• WHAT TO DO:
Check each line of the material below, and copy it if it holds the string "with".

• SOURCE EXCERPT:
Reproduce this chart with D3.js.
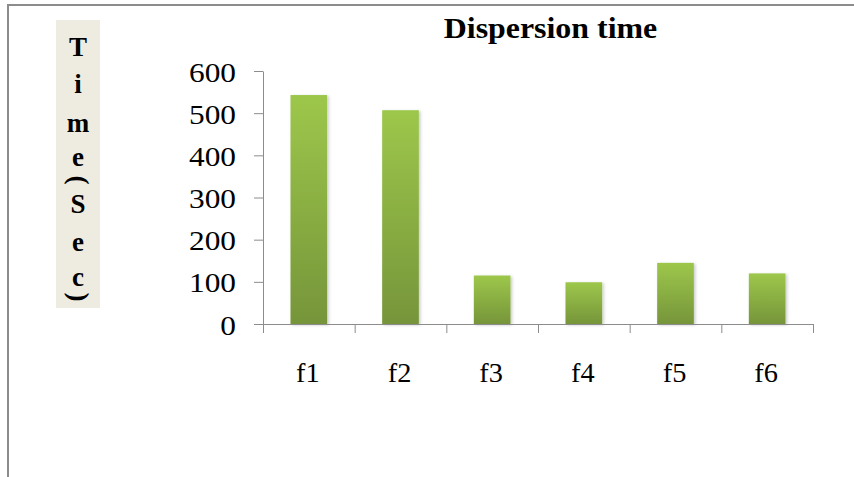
<!DOCTYPE html>
<html>
<head>
<meta charset="utf-8">
<script src="https://cdn.jsdelivr.net/npm/d3@7"></script>
<style>
  html, body { margin: 0; padding: 0; background: #fff; }
  svg { display: block; }
</style>
</head>
<body>
<svg id="chart" width="854" height="477"></svg>
<script>
// Dispersion time per formulation (seconds)
const categories = ["f1", "f2", "f3", "f4", "f5", "f6"];
const values = [543, 507, 115, 99, 145, 120];
const yTicks = [0, 100, 200, 300, 400, 500, 600];
const titleText = "Dispersion time";
const yLabelChars = ["T", "i", "m", "e", "(", "S", "e", "c", ")"];

const svg = d3.select("#chart");
const serif = "'Liberation Serif', 'Times New Roman', serif";

const plotLeft = 263, plotRight = 813, plotTop = 71, plotBottom = 324;

// outer frame (top and left edges)
svg.append("path")
  .attr("d", `M8,477 L8,5 L854,5`)
  .attr("fill", "none")
  .attr("stroke", "#8c8c8c")
  .attr("stroke-width", 2);

const defs = svg.append("defs");
const grad = defs.append("linearGradient")
  .attr("id", "barFill").attr("x1", 0).attr("y1", 0).attr("x2", 0).attr("y2", 1);
grad.append("stop").attr("offset", "0%").attr("stop-color", "#9dc74b");
grad.append("stop").attr("offset", "100%").attr("stop-color", "#76953a");

const shadow = defs.append("filter").attr("id", "barShadow")
  .attr("x", "-20%").attr("y", "-5%").attr("width", "150%").attr("height", "115%");
shadow.append("feDropShadow")
  .attr("dx", 1.5).attr("dy", 1).attr("stdDeviation", 1.5)
  .attr("flood-color", "#000").attr("flood-opacity", 0.22);

const y = d3.scaleLinear().domain([0, 600]).range([plotBottom, plotTop]);
const x = d3.scaleBand().domain(categories).range([plotLeft, plotRight])
  .paddingInner(0.6).paddingOuter(0.3);
const slots = d3.scaleLinear().domain([0, categories.length]).range([plotLeft, plotRight]);

// bars
svg.append("g").selectAll("rect")
  .data(categories.map((c, i) => ({ c, v: values[i] })))
  .join("rect")
  .attr("x", d => x(d.c))
  .attr("y", d => y(d.v))
  .attr("width", x.bandwidth())
  .attr("height", d => plotBottom - y(d.v))
  .attr("fill", "url(#barFill)")
  .attr("filter", "url(#barShadow)");

// y axis
const yAxis = svg.append("g")
  .attr("transform", `translate(${plotLeft},0)`)
  .call(d3.axisLeft(y).tickValues(yTicks).tickSize(9).tickSizeOuter(0).tickFormat(d3.format("d")));
yAxis.select(".domain").attr("stroke", "#8c8c8c");
yAxis.selectAll(".tick line").attr("stroke", "#8c8c8c");
yAxis.selectAll(".tick text")
  .attr("x", 0).attr("dy", null)
  .attr("transform", "translate(-27,10) scale(1.12,1)")
  .attr("text-anchor", "end")
  .attr("fill", "#000")
  .style("font-family", serif)
  .style("font-size", "28px");

// x axis with ticks on the category boundaries
const xAxis = svg.append("g")
  .attr("transform", `translate(0,${plotBottom})`)
  .call(d3.axisBottom(slots).tickValues(d3.range(categories.length + 1)).tickSize(9).tickSizeOuter(0).tickFormat(""));
xAxis.select(".domain").attr("stroke", "#8c8c8c");
xAxis.selectAll(".tick line").attr("stroke", "#8c8c8c");

// category labels
svg.append("g").selectAll("text")
  .data(categories)
  .join("text")
  .attr("transform", d => `translate(${x(d) + x.bandwidth() / 2 - 1},382) scale(1.05,1)`)
  .attr("text-anchor", "middle")
  .style("font-family", serif)
  .style("font-size", "27px")
  .attr("fill", "#000")
  .text(d => d);

// title
svg.append("text")
  .attr("transform", "translate(550.5,38) scale(1.1,1)")
  .attr("text-anchor", "middle")
  .style("font-family", serif)
  .style("font-size", "29px")
  .style("font-weight", "bold")
  .attr("fill", "#000")
  .text(titleText);

// stacked y-axis title on a beige panel
svg.append("rect")
  .attr("x", 56).attr("y", 20).attr("width", 44).attr("height", 288)
  .attr("fill", "#eeece1");

const labelYs = [56, 93, 131.5, 166, 180, 213, 250.5, 286, 297];
const yl = svg.append("g")
  .style("font-family", serif)
  .style("font-size", "27px")
  .style("font-weight", "bold")
  .attr("fill", "#000");
yLabelChars.forEach((ch, i) => {
  const isParen = ch === "(" || ch === ")";
  const t = yl.append("text")
    .attr("text-anchor", "middle")
    .text(ch);
  if (isParen) {
    // parentheses are turned sideways in the vertical stack
    t.attr("x", 0).attr("y", 0)
      .attr("dy", "0.3em")
      .attr("transform", `translate(78,${labelYs[i]}) rotate(90)`);
  } else {
    t.attr("x", 78).attr("y", labelYs[i]);
  }
});
</script>
</body>
</html>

• EXERCISE OUTPUT:
Reproduce this chart with D3.js.
// x axis with ticks on the category boundaries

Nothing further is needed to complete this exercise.